Nevertheless, his relationship with his parents has changed in recent years, to more of a relationship between equals. Now he is “a little more open with them, I guess. The way I talk to them and the way they talk to me, it’s more on an adult level.”

His parents have been successful in both their professional and personal lives. His dad has been successful as an engineer, and his mom, after devoting herself to raising Steve and his brother when they were young, now owns an antique store. Their marriage has been a relatively happy one. “I can’t even remember them ever fighting once,” Steve says. “They’ve got a pretty good sense of humor with each other, and they know how to communicate in kind of a funny way and still get the point across.” They seem to have good relationships with their children as well. Steve says he was “very close” to his parents growing up, and it is clear that he remains fond of them.

Yet despite their success, and despite the unsettled quality of his life at age 23, Steve believes that his life will be better than his parents’ lives have been. The reason for this is that he has been allowed to have an emerging adulthood with years of freedom to try out different possible paths, whereas his parents did not. “My dad, when he was 15, moved out and basically had to find a way to support himself and eventually his family, and I’m not having to go through that. My dad is in a position where he can help me out more than he got helped.”
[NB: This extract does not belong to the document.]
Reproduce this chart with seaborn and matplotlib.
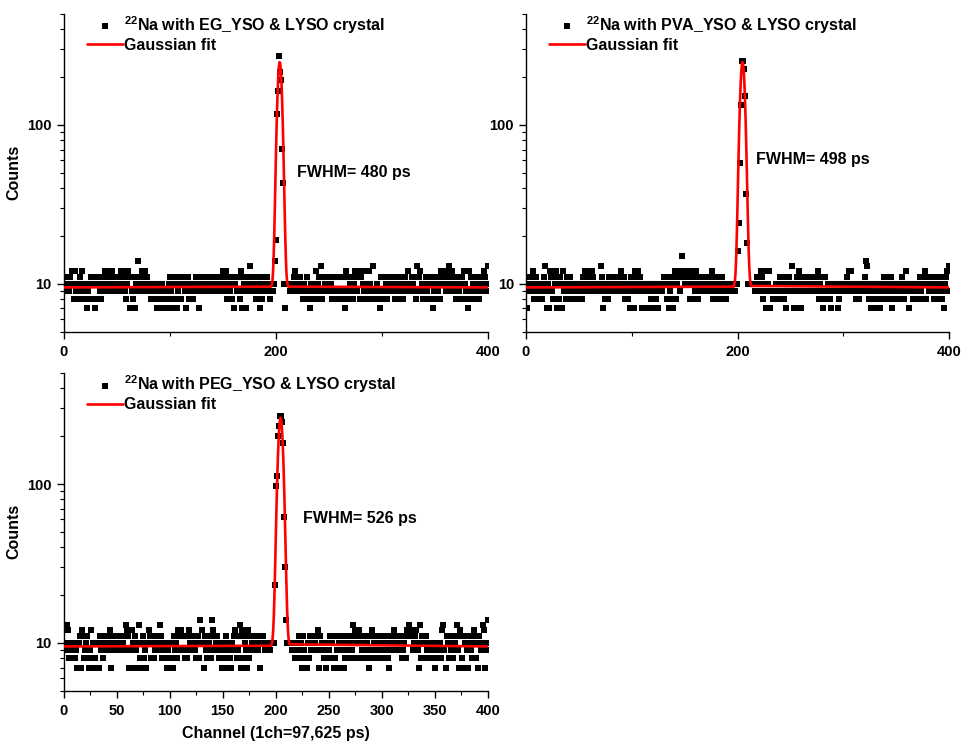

Eventually, Steve expects to have everything his parents have and more, all the best that adult life has to offer: satisfying and well-paying work, a happy marriage, a couple of children, living in an area he loves. For now, however, he is happy being “very nomadic. I’ve got so little stuff I can just move it around. I don’t like to sign a lease, so usually I just try to do it month by month.” He wants to be ready to hit the road in case a promising opportunity comes along. “Who knows when I’ll find a job in Colorado? I’ve got to be ready to go! I don’t want to owe anybody $1,000 on a lease when I’m not going to be living there. Who knows what’s going to happen?”